Your task is to repeat all of the data exactly while excluding the pictures.
-------- Dataset entries
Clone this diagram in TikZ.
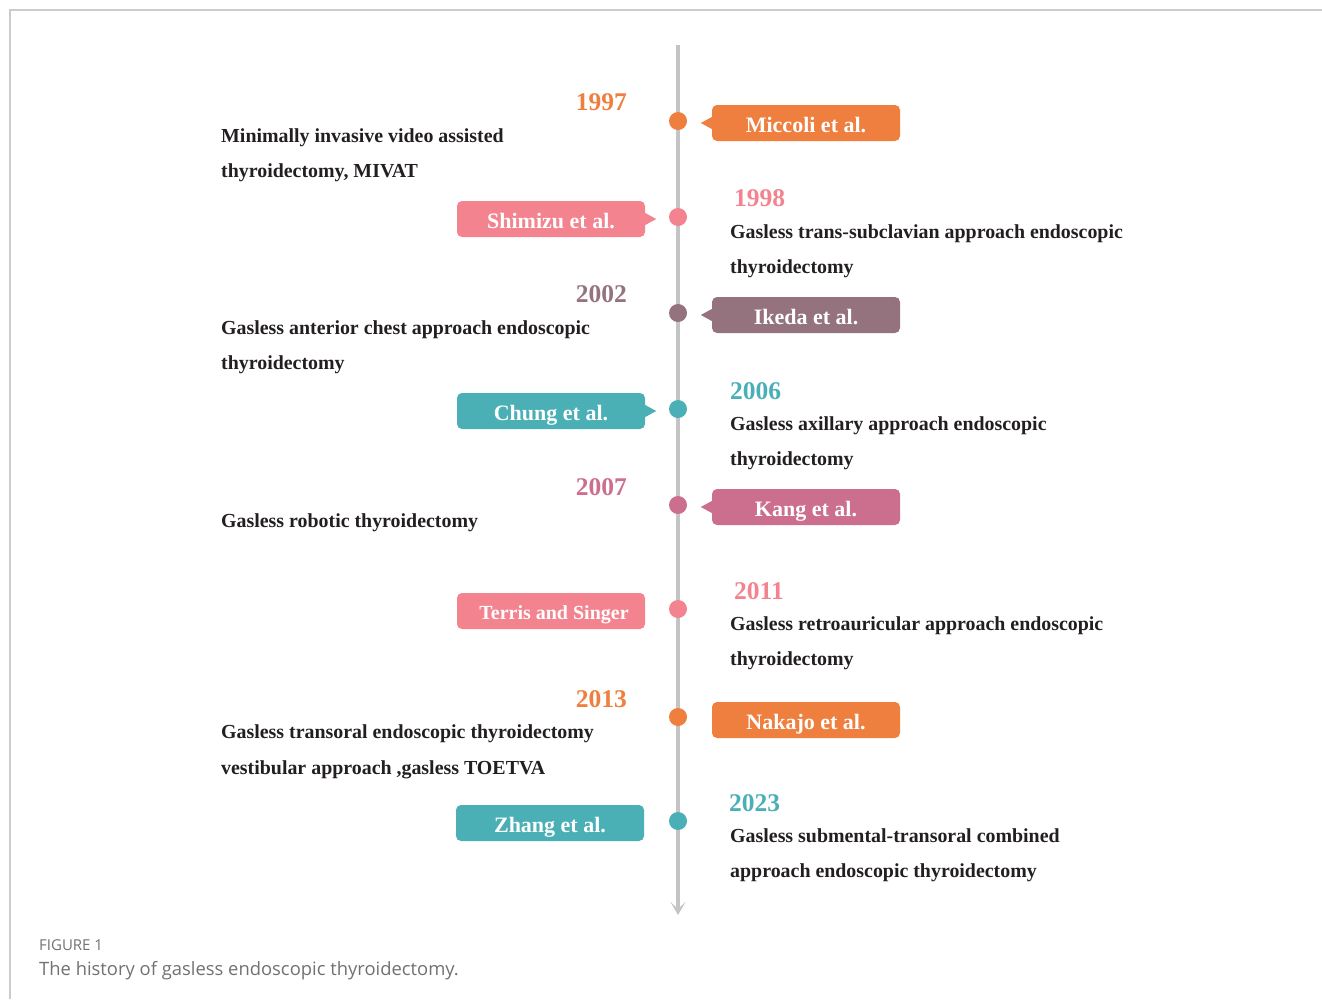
\documentclass[tikz,border=0pt]{standalone}
\usepackage{fontspec}
\setmainfont{Liberation Serif}
\newfontfamily\capfont{Open Sans}
\usetikzlibrary{arrows.meta}
\definecolor{corange}{HTML}{EF7F3E}
\definecolor{cpink}{HTML}{F3838F}
\definecolor{cmauve}{HTML}{94737F}
\definecolor{cteal}{HTML}{4BAFB6}
\definecolor{crose}{HTML}{CC6E8E}
\definecolor{caxis}{HTML}{C4C4C4}
\definecolor{cframe}{HTML}{CCCCCC}
\definecolor{ctext}{HTML}{231F20}
\definecolor{ccap}{HTML}{707173}
\begin{document}
\begin{tikzpicture}[x=1pt,y=-1pt,
  box/.style={rounded corners=5pt, minimum width=188pt, minimum height=36pt, inner sep=0pt,
    text height=20pt, text depth=1pt,
    text=white, font=\bfseries\fontsize{22}{22}\selectfont},
  desc/.style={anchor=base west, inner sep=0pt, text=ctext, font=\bfseries\fontsize{19.9}{19.9}\selectfont},
  yearL/.style={anchor=base east, inner sep=0pt, font=\bfseries\fontsize{25.5}{25.5}\selectfont},
  yearR/.style={anchor=base west, inner sep=0pt, font=\bfseries\fontsize{25.5}{25.5}\selectfont},
  dot/.style={circle, minimum size=18pt, inner sep=0pt},
  axisline/.style={draw=caxis, line width=3.5pt, -{Stealth[length=13pt,width=15pt,inset=7pt]}}]
\useasboundingbox (0,0) rectangle (1322,999);
% frame
\draw[cframe, line width=1.3pt] (10,999) -- (10,10) -- (1322,10);
% axis
\coordinate (atop) at (678,45);
\coordinate (abot) at (678,915);
\draw[axisline] (atop) -- (abot);
% dots
\node[dot, fill=corange] (d1) at (678,121) {};
\node[dot, fill=cpink] (d2) at (678,217) {};
\node[dot, fill=cmauve] (d3) at (678,313) {};
\node[dot, fill=cteal] (d4) at (678,409) {};
\node[dot, fill=crose] (d5) at (678,505) {};
\node[dot, fill=cpink] (d6) at (678,609) {};
\node[dot, fill=corange] (d7) at (678,717) {};
\node[dot, fill=cteal] (d8) at (678,821) {};
% boxes
\node[box, fill=corange] (b1) at (806,123) {Miccoli et al.};
\node[box, fill=cpink] (b2) at (551,219) {Shimizu et al.};
\node[box, fill=cmauve] (b3) at (806,315) {Ikeda et al.};
\node[box, fill=cteal] (b4) at (551,411) {Chung et al.};
\node[box, fill=crose] (b5) at (806,507) {Kang et al.};
\node[box, fill=cpink, font=\bfseries\fontsize{20}{20}\selectfont, text height=18pt, text depth=1pt] (b6) at (551,611) {\hspace*{6pt}Terris and Singer};
\node[box, fill=corange] (b7) at (806,720) {Nakajo et al.};
\node[box, fill=cteal] (b8) at (550,823) {Zhang et al.};
% pointers
\fill[corange] (b1.west) ++(0,-6) -- ++(-11,6) -- ++(11,6) -- cycle;
\fill[cpink] (b2.east) ++(0,-6) -- ++(11,6) -- ++(-11,6) -- cycle;
\fill[cmauve] (b3.west) ++(0,-6) -- ++(-11,6) -- ++(11,6) -- cycle;
\fill[cteal] (b4.east) ++(0,-6) -- ++(11,6) -- ++(-11,6) -- cycle;
\fill[crose] (b5.west) ++(0,-6) -- ++(-11,6) -- ++(11,6) -- cycle;
% years
\node[yearL, text=corange] (y1) at (627,110) {1997};
\node[yearR, text=cpink] (y2) at (734,206) {1998};
\node[yearL, text=cmauve] (y3) at (627,302) {2002};
\node[yearR, text=cteal] (y4) at (730,399) {2006};
\node[yearL, text=crose] (y5) at (627,495) {2007};
\node[yearR, text=cpink] (y6) at (734,599) {2011};
\node[yearL, text=corange] (y7) at (627,707) {2013};
\node[yearR, text=cteal] (y8) at (729,811) {2023};
% descriptions
\node[desc] (t1a) at (221,142) {Minimally invasive video assisted};
\node[desc] (t1b) at (221,177) {thyroidectomy, MIVAT};
\node[desc] (t2a) at (730,238) {Gasless trans-subclavian approach endoscopic};
\node[desc] (t2b) at (730,273) {thyroidectomy};
\node[desc] (t3a) at (221,334) {Gasless anterior chest approach endoscopic};
\node[desc] (t3b) at (221,369) {thyroidectomy};
\node[desc] (t4a) at (730,430) {Gasless axillary approach endoscopic};
\node[desc] (t4b) at (730,465) {thyroidectomy};
\node[desc] (t5a) at (221,527) {Gasless robotic thyroidectomy};
\node[desc] (t6a) at (730,630) {Gasless retroauricular approach endoscopic};
\node[desc] (t6b) at (730,665) {thyroidectomy};
\node[desc] (t7a) at (221,738) {Gasless transoral endoscopic thyroidectomy};
\node[desc] (t7b) at (221,774) {vestibular approach ,gasless TOETVA};
\node[desc] (t8a) at (730,842) {Gasless submental-transoral combined};
\node[desc] (t8b) at (730,877) {approach endoscopic thyroidectomy};
% caption
\node[anchor=base west, inner sep=0pt, text=ccap, font=\capfont\fontsize{15}{15}\selectfont] (cap1) at (39,950) {FIGURE 1};
\node[anchor=base west, inner sep=0pt, text=ccap, font=\capfont\fontsize{18.4}{18.4}\selectfont] (cap2) at (39,975) {The history of gasless endoscopic thyroidectomy.};
\end{tikzpicture}
\end{document}
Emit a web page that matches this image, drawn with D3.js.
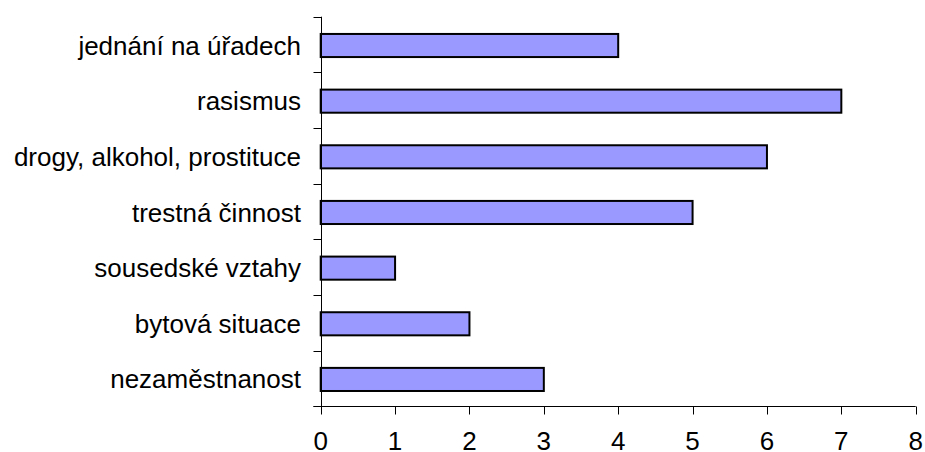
----------------
:: Final result ::
Clone this diagram in TikZ.
\documentclass[tikz,border=0pt]{standalone}
\usepackage{fontspec}
\setmainfont{Liberation Serif}
\newfontfamily\capfont{Open Sans}
\usetikzlibrary{arrows.meta}
\definecolor{corange}{HTML}{EF7F3E}
\definecolor{cpink}{HTML}{F3838F}
\definecolor{cmauve}{HTML}{94737F}
\definecolor{cteal}{HTML}{4BAFB6}
\definecolor{crose}{HTML}{CC6E8E}
\definecolor{caxis}{HTML}{C4C4C4}
\definecolor{cframe}{HTML}{CCCCCC}
\definecolor{ctext}{HTML}{231F20}
\definecolor{ccap}{HTML}{707173}
\begin{document}
\begin{tikzpicture}[x=1pt,y=-1pt,
  box/.style={rounded corners=5pt, minimum width=188pt, minimum height=36pt, inner sep=0pt,
    text height=20pt, text depth=1pt,
    text=white, font=\bfseries\fontsize{22}{22}\selectfont},
  desc/.style={anchor=base west, inner sep=0pt, text=ctext, font=\bfseries\fontsize{19.9}{19.9}\selectfont},
  yearL/.style={anchor=base east, inner sep=0pt, font=\bfseries\fontsize{25.5}{25.5}\selectfont},
  yearR/.style={anchor=base west, inner sep=0pt, font=\bfseries\fontsize{25.5}{25.5}\selectfont},
  dot/.style={circle, minimum size=18pt, inner sep=0pt},
  axisline/.style={draw=caxis, line width=3.5pt, -{Stealth[length=13pt,width=15pt,inset=7pt]}}]
\useasboundingbox (0,0) rectangle (1322,999);
% frame
\draw[cframe, line width=1.3pt] (10,999) -- (10,10) -- (1322,10);
% axis
\coordinate (atop) at (678,45);
\coordinate (abot) at (678,915);
\draw[axisline] (atop) -- (abot);
% dots
\node[dot, fill=corange] (d1) at (678,121) {};
\node[dot, fill=cpink] (d2) at (678,217) {};
\node[dot, fill=cmauve] (d3) at (678,313) {};
\node[dot, fill=cteal] (d4) at (678,409) {};
\node[dot, fill=crose] (d5) at (678,505) {};
\node[dot, fill=cpink] (d6) at (678,609) {};
\node[dot, fill=corange] (d7) at (678,717) {};
\node[dot, fill=cteal] (d8) at (678,821) {};
% boxes
\node[box, fill=corange] (b1) at (806,123) {Miccoli et al.};
\node[box, fill=cpink] (b2) at (551,219) {Shimizu et al.};
\node[box, fill=cmauve] (b3) at (806,315) {Ikeda et al.};
\node[box, fill=cteal] (b4) at (551,411) {Chung et al.};
\node[box, fill=crose] (b5) at (806,507) {Kang et al.};
\node[box, fill=cpink, font=\bfseries\fontsize{20}{20}\selectfont, text height=18pt, text depth=1pt] (b6) at (551,611) {\hspace*{6pt}Terris and Singer};
\node[box, fill=corange] (b7) at (806,720) {Nakajo et al.};
\node[box, fill=cteal] (b8) at (550,823) {Zhang et al.};
% pointers
\fill[corange] (b1.west) ++(0,-6) -- ++(-11,6) -- ++(11,6) -- cycle;
\fill[cpink] (b2.east) ++(0,-6) -- ++(11,6) -- ++(-11,6) -- cycle;
\fill[cmauve] (b3.west) ++(0,-6) -- ++(-11,6) -- ++(11,6) -- cycle;
\fill[cteal] (b4.east) ++(0,-6) -- ++(11,6) -- ++(-11,6) -- cycle;
\fill[crose] (b5.west) ++(0,-6) -- ++(-11,6) -- ++(11,6) -- cycle;
% years
\node[yearL, text=corange] (y1) at (627,110) {1997};
\node[yearR, text=cpink] (y2) at (734,206) {1998};
\node[yearL, text=cmauve] (y3) at (627,302) {2002};
\node[yearR, text=cteal] (y4) at (730,399) {2006};
\node[yearL, text=crose] (y5) at (627,495) {2007};
\node[yearR, text=cpink] (y6) at (734,599) {2011};
\node[yearL, text=corange] (y7) at (627,707) {2013};
\node[yearR, text=cteal] (y8) at (729,811) {2023};
% descriptions
\node[desc] (t1a) at (221,142) {Minimally invasive video assisted};
\node[desc] (t1b) at (221,177) {thyroidectomy, MIVAT};
\node[desc] (t2a) at (730,238) {Gasless trans-subclavian approach endoscopic};
\node[desc] (t2b) at (730,273) {thyroidectomy};
\node[desc] (t3a) at (221,334) {Gasless anterior chest approach endoscopic};
\node[desc] (t3b) at (221,369) {thyroidectomy};
\node[desc] (t4a) at (730,430) {Gasless axillary approach endoscopic};
\node[desc] (t4b) at (730,465) {thyroidectomy};
\node[desc] (t5a) at (221,527) {Gasless robotic thyroidectomy};
\node[desc] (t6a) at (730,630) {Gasless retroauricular approach endoscopic};
\node[desc] (t6b) at (730,665) {thyroidectomy};
\node[desc] (t7a) at (221,738) {Gasless transoral endoscopic thyroidectomy};
\node[desc] (t7b) at (221,774) {vestibular approach ,gasless TOETVA};
\node[desc] (t8a) at (730,842) {Gasless submental-transoral combined};
\node[desc] (t8b) at (730,877) {approach endoscopic thyroidectomy};
% caption
\node[anchor=base west, inner sep=0pt, text=ccap, font=\capfont\fontsize{15}{15}\selectfont] (cap1) at (39,950) {FIGURE 1};
\node[anchor=base west, inner sep=0pt, text=ccap, font=\capfont\fontsize{18.4}{18.4}\selectfont] (cap2) at (39,975) {The history of gasless endoscopic thyroidectomy.};
\end{tikzpicture}
\end{document}
Emit a web page that matches this image, drawn with D3.js.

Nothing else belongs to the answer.